It took several days to find the body of Cynthia White, who was strangled in San Bernardino County in 1991.
When her former boyfriend discovered her on the night of May 27, 1991, in the Devore home she had inherited from her father, investigators thought she had been dead for a week.
But tracking down her suspected killer took far longer, and the case grew cold by 1993.
On Tuesday, after more than a quarter of a century, prosecutors charged a man already on death row with the murder of White, who was known as "C.J."
Dean Eric Dunlap, 57, has been in San Quentin State Prison since he was convicted in 2005 of killing, raping and kidnapping 9-year-old Sandra Astorga in January 1992.
The conviction made him the first man in San Bernardino County to be sentenced to death because of evidence uncovered through California's DNA database.
Now, DNA has proved crucial to tying him to another cold case, authorities said.
Detectives from the county's Sheriff's Department reviewed White's case in 2012 and submitted additional evidence for DNA analysis.
The next year, the state Department of Justice database registered a match with Dunlap.
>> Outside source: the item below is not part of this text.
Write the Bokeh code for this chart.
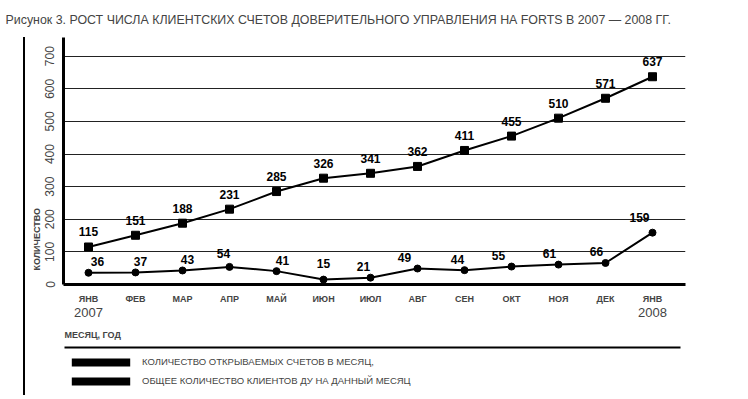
from bokeh.plotting import figure
from bokeh.layouts import column
from bokeh.models import (FixedTicker, ColumnDataSource, LinearAxis, Title, Legend,
                          LegendItem, Range1d)
from bokeh.core.properties import value
from bokeh.embed import file_html
from bokeh.resources import INLINE

months = ["ЯНВ", "ФЕВ", "МАР", "АПР", "МАЙ", "ИЮН", "ИЮЛ", "АВГ", "СЕН", "ОКТ", "НОЯ", "ДЕК", "ЯНВ"]
years = {0: "2007", 12: "2008"}
total_clients = [115, 151, 188, 231, 285, 326, 341, 362, 411, 455, 510, 571, 637]
opened_accounts = [36, 37, 43, 54, 41, 15, 21, 49, 44, 55, 61, 66, 159]
y_ticks = [0, 100, 200, 300, 400, 500, 600, 700]
title_text = "Рисунок 3. РОСТ ЧИСЛА КЛИЕНТСКИХ СЧЕТОВ ДОВЕРИТЕЛЬНОГО УПРАВЛЕНИЯ НА FORTS В 2007 — 2008 ГГ."
y_label = "КОЛИЧЕСТВО"
x_label = "МЕСЯЦ, ГОД"
legend_labels = ["КОЛИЧЕСТВО ОТКРЫВАЕМЫХ СЧЕТОВ В МЕСЯЦ,", "ОБЩЕЕ КОЛИЧЕСТВО КЛИЕНТОВ ДУ НА ДАННЫЙ МЕСЯЦ"]

FONT = "Liberation Sans"
W, H1, H2 = 746, 352, 45
FL, FR, FT, FB = 63, 685, 37, 284   # frame edges in page pixels
X0, DX = 88, 47.0                   # page x of first month, px per month
YS = (284 - 55.7) / 700.0           # px per y unit


def dx(px):
    return (px - X0) / DX


def dy(py):
    return (FB - py) / YS


x = list(range(len(months)))

p = figure(width=W, height=H1, output_backend="svg", toolbar_location=None,
           x_range=(dx(FL), dx(FR)), y_range=(0, dy(FT)),
           min_border_left=FL, min_border_right=W - FR,
           min_border_top=FT, min_border_bottom=H1 - FB)
p.outline_line_color = None
p.border_fill_alpha = 0

# title
p.title.text = title_text
p.title.align = "left"
p.title.offset = -(FL - 5)
p.title.standoff = 21
p.title.text_font = FONT
p.title.text_font_size = "12.4px"
p.title.text_font_style = "normal"


def plain_axis(ax):
    ax.major_tick_line_color = None
    ax.minor_tick_line_color = None
    ax.major_tick_out = 0
    ax.major_tick_in = 0
    ax.minor_tick_out = 0
    ax.minor_tick_in = 0


def line_only_axis(**kw):
    ax = LinearAxis(ticker=FixedTicker(ticks=[0]), major_label_overrides={0: " "},
                    major_label_text_font_size="1px", major_label_standoff=0,
                    axis_line_color="black", **kw)
    plain_axis(ax)
    return ax


# x axis (months)
p.xaxis.ticker = FixedTicker(ticks=x)
p.xaxis.major_label_overrides = {i: m for i, m in enumerate(months)}
p.xaxis.major_label_text_font = FONT
p.xaxis.major_label_text_font_style = "bold"
p.xaxis.major_label_text_font_size = "9px"
p.xaxis.major_label_standoff = 9
p.xaxis.axis_line_width = 3
p.xaxis.axis_line_color = "black"
plain_axis(p.xaxis[0])

# year axis
yax = LinearAxis(ticker=FixedTicker(ticks=list(years.keys())), major_label_overrides=years,
                 major_label_text_font=FONT, major_label_text_font_size="13px",
                 major_label_standoff=1, axis_line_color=None)
plain_axis(yax)
p.add_layout(yax, "below")

# x label
p.add_layout(Title(text=x_label, align="left", offset=1, text_font=FONT,
                   text_font_size="9px", text_font_style="bold", standoff=16), "below")

# rule under x label
p.add_layout(line_only_axis(bounds=(dx(64), dx(680)), axis_line_width=2), "below")

# y axis
p.yaxis.ticker = FixedTicker(ticks=y_ticks)
p.yaxis.major_label_orientation = "vertical"
p.yaxis.major_label_text_font = FONT
p.yaxis.major_label_text_font_size = "12px"
p.yaxis.major_label_standoff = 9
p.yaxis.axis_line_width = 3
p.yaxis.axis_line_color = "black"
plain_axis(p.yaxis[0])

p.add_layout(Title(text=y_label, align="left", offset=14, text_font=FONT,
                   text_font_size="9px", text_font_style="bold", standoff=2), "left")

p.xgrid.grid_line_color = None
p.ygrid.grid_line_color = "#222222"
p.ygrid.grid_line_width = 1
p.ygrid.ticker = FixedTicker(ticks=y_ticks[1:])

# series
src = ColumnDataSource(dict(x=x, total=total_clients, opened=opened_accounts,
                            tl=[str(v) for v in total_clients],
                            ol=[str(v) for v in opened_accounts]))
p.line("x", "total", source=src, line_color="black", line_width=2)
p.scatter("x", "total", source=src, marker="square", size=8, color="black")
p.line("x", "opened", source=src, line_color="black", line_width=2)
p.scatter("x", "opened", source=src, marker="circle", size=7, color="black")

p.text("x", "total", text="tl", source=src, text_align="center", text_baseline="middle",
       y_offset=-15, text_font_size="12px", text_font_style="bold", text_color="black",
       text_font=value(FONT))
lower_dx = [9, 5, 5, -6, 6, 0, -7, -13, -7, -13, -9, -9, -13]
lower_dy = [-11, -11, -11, -13, -11, -16, -11, -11, -11, -11, -11, -11, -15]
src2 = ColumnDataSource(dict(x=x, opened=opened_accounts, ol=[str(v) for v in opened_accounts],
                             xo=lower_dx, yo=lower_dy))
p.text("x", "opened", text="ol", source=src2, text_align="center", text_baseline="middle",
       x_offset="xo", y_offset="yo", text_font_size="12px", text_font_style="bold",
       text_color="black", text_font=value(FONT))

# legend strip: separate small figure whose frame holds the legend
q = figure(width=W, height=H2, output_backend="svg", toolbar_location=None,
           x_range=Range1d(0, 1), y_range=Range1d(0, 1),
           min_border_left=FL, min_border_right=0, min_border_top=0, min_border_bottom=0,
           x_axis_type=None, y_axis_type=None)
q.outline_line_color = None
q.border_fill_alpha = 0
q.background_fill_alpha = 0
q.grid.visible = False
# zero-area quads (invisible) that give the legend its solid swatches
sw1 = q.quad(left="x", right="x", top="opened", bottom="opened", source=src,
             fill_color="black", line_color=None)
sw2 = q.quad(left="x", right="x", top="total", bottom="total", source=src,
             fill_color="black", line_color=None)
legend = Legend(items=[LegendItem(label=legend_labels[0], renderers=[sw1]),
                       LegendItem(label=legend_labels[1], renderers=[sw2])],
                location=(1, 11), orientation="vertical",
                glyph_width=73, glyph_height=10, label_height=10, label_standoff=5,
                spacing=8, padding=0, margin=0, border_line_color=None,
                background_fill_alpha=0, label_text_font=FONT,
                label_text_font_size="9.5px")
q.add_layout(legend)

# thin page rule at the left edge of the scanned figure
page = column(p, q, spacing=0,
              styles={"background": "linear-gradient(#000, #000) 23px 37px / 2px 358px no-repeat"})

open("out.html", "w").write(file_html(page, INLINE))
It's unclear what evidence contained Dunlap's DNA.
Dunlap had provided a blood sample to authorities in 1996, when he was paroled after serving a prison term for sexual assault.
That sample was used to tie him to semen found on Sandra's underwear, T-shirt and shorts.
The young girl was walking to Roosevelt Elementary School in January 1992 and vanished. A hiker found her body weeks later, covered by a bedspread and oily tarp in a field near Devore.
In 1999, the fluids on her clothing matched DNA that Dunlap had provided. In 2005, jurors convicted Dunlap of first-degree murder, kidnapping, forcible rape and committing a forcible lewd act upon a child, along with three special circumstances that left him eligible for the death penalty.
White was known as a likable young woman who frequently held barbecues and parties at her home, the San Bernardino Sun reported shortly after her death. Her father had died of cancer and bequeathed his Devore home to her in 1988.
She often went to the Screaming Chicken Saloon and would pay for drinks for friends, the bar's owner told the newspaper. White also worked at a convenience store.
"She was a good little worker, very sweet," co-worker Sigrid Townley told the Sun. "The customers all liked her. And that's what counted."
Dunlap is expected to be transferred from San Quentin to custody in San Bernardino County.